I ask Bono if he can understand why a lot of people, myself included, not to mention his drummer, found his perceived closeness to Blair and Bush hard to take? He sighs.

"I can understand that, for sure, but the results speak for themselves. I can take it on the nose from everybody, including my own band, but by the time he leaves the White House, George Bush will have trebled aid to Africa. We are into him for $50bn."

SOH So, is it part of the deal that you then don’t criticise him about anything else he has done – the war in Iraq, say, or Guantanamo? Morally, that’s quite a tricky trade-off.

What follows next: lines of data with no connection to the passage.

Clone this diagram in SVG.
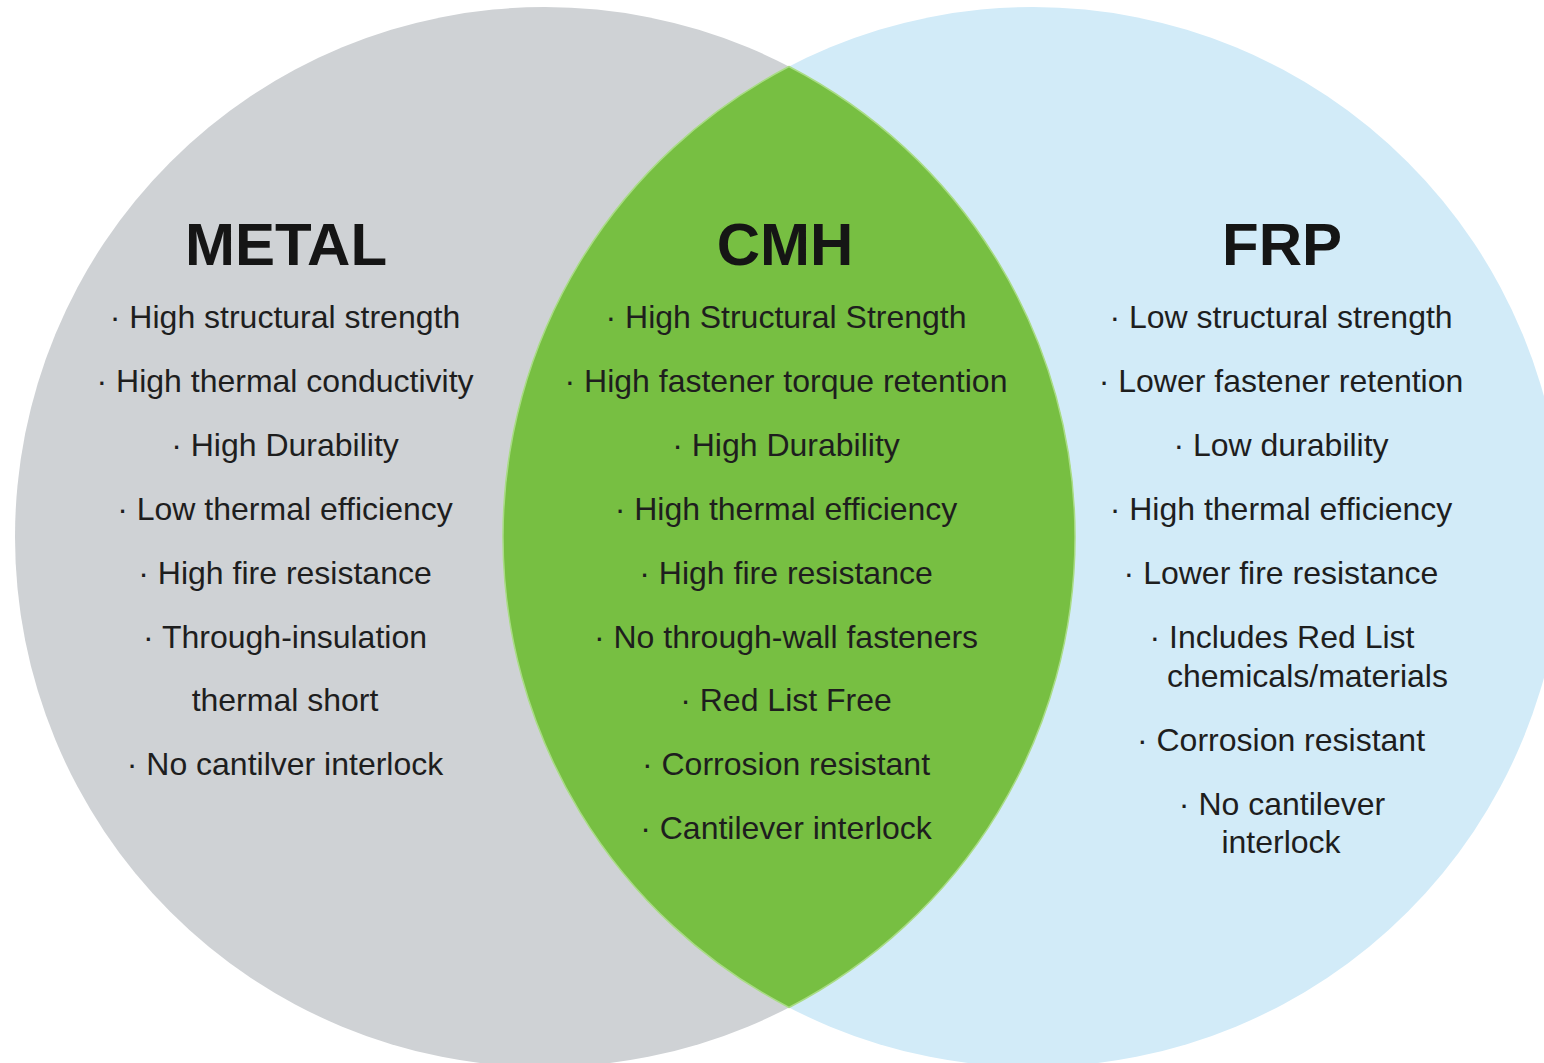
<svg xmlns="http://www.w3.org/2000/svg" width="1544" height="1063" viewBox="0 0 1544 1063">
  <style>
    .title { font-family: "Liberation Sans", Arial, sans-serif; font-weight: bold; font-size: 60px; fill: #151515; text-anchor: middle; }
    .item { font-family: "Liberation Sans", Arial, sans-serif; font-size: 32px; fill: #1e1e1e; text-anchor: middle; }
    .left { text-anchor: start; }
  </style>
  <rect width="1544" height="1063" fill="#ffffff"/>

  <!-- the two overlapping sets and their shared lens -->
  <g id="metal-set">
    <circle cx="545" cy="537" r="530" fill="#cfd2d5"/>
  </g>
  <g id="frp-set">
    <circle cx="1033" cy="537" r="530" fill="#d2ebf8"/>
  </g>
  <g id="cmh-set">
    <path d="M789,66.5 A530,530 0 0 1 789,1007.5 A530,530 0 0 1 789,66.5 Z" fill="#77bf42" stroke="#a9dc85" stroke-width="1.5"/>
  </g>

  <!-- METAL list -->
  <g id="metal-text">
    <text class="title" x="286" y="265">METAL</text>
    <text class="item" x="285" y="328">· High structural strength</text>
    <text class="item" x="285" y="392">· High thermal conductivity</text>
    <text class="item" x="285" y="456">· High Durability</text>
    <text class="item" x="285" y="520">· Low thermal efficiency</text>
    <text class="item" x="285" y="584">· High fire resistance</text>
    <text class="item" x="285" y="648">· Through-insulation</text>
    <text class="item" x="285" y="711">thermal short</text>
    <text class="item" x="285" y="775">· No cantilver interlock</text>
  </g>

  <!-- CMH list -->
  <g id="cmh-text">
    <text class="title" x="785" y="265">CMH</text>
    <text class="item" x="786" y="328">· High Structural Strength</text>
    <text class="item" x="786" y="392">· High fastener torque retention</text>
    <text class="item" x="786" y="456">· High Durability</text>
    <text class="item" x="786" y="520">· High thermal efficiency</text>
    <text class="item" x="786" y="584">· High fire resistance</text>
    <text class="item" x="786" y="648">· No through-wall fasteners</text>
    <text class="item" x="786" y="711">· Red List Free</text>
    <text class="item" x="786" y="775">· Corrosion resistant</text>
    <text class="item" x="786" y="839">· Cantilever interlock</text>
  </g>

  <!-- FRP list -->
  <g id="frp-text">
    <text class="title" x="1282" y="265">FRP</text>
    <text class="item" x="1281" y="328">· Low structural strength</text>
    <text class="item" x="1281" y="392">· Lower fastener retention</text>
    <text class="item" x="1281" y="456">· Low durability</text>
    <text class="item" x="1281" y="520">· High thermal efficiency</text>
    <text class="item" x="1281" y="584">· Lower fire resistance</text>
    <text class="item" x="1282" y="648">· Includes Red List</text>
    <text class="item left" x="1167" y="687">chemicals/materials</text>
    <text class="item" x="1281" y="751">· Corrosion resistant</text>
    <text class="item" x="1282" y="815">· No cantilever</text>
    <text class="item" x="1281" y="853">interlock</text>
  </g>
</svg>
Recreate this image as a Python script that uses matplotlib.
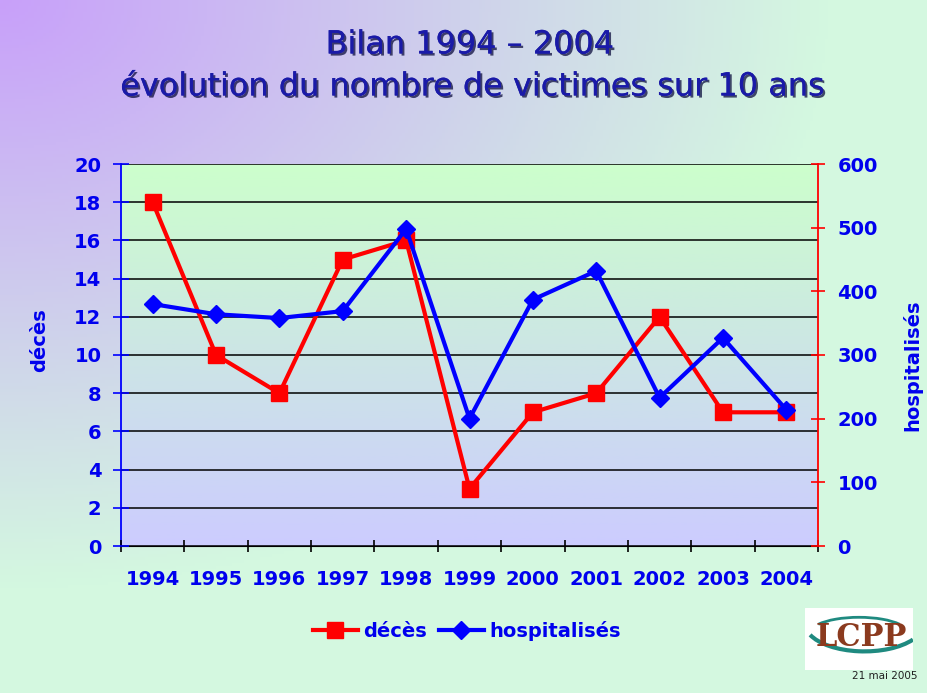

Bono "No, it’s more that I don’t make a song and dance about my criticism. Everyone in the White House knows where I stood on the war. In the run up and when it was just about to happen, I had many conversations where I expressed my feelings. But I felt I had to focus on this one thing which was, don’t make a deal on extreme poverty. Make it truly colourless politically. It was the power of one clear idea. And it succeeded. And it was very, very difficult, and there was a lot of hand-holding, hours and hours, weeks and weeks, meeting after meeting after meeting, trying to get people not to play politics with the world’s poor. And for me to alienate people who, to be fair to them, were often sending their sons to Iraq I just felt, I don’t want to be shouting my mouth off about this war when really I have a chance, along with other people, of achieving for the first time broad political consensus on this one hugely important single issue of Africa and aid."

He reaches for his drink and shakes his head.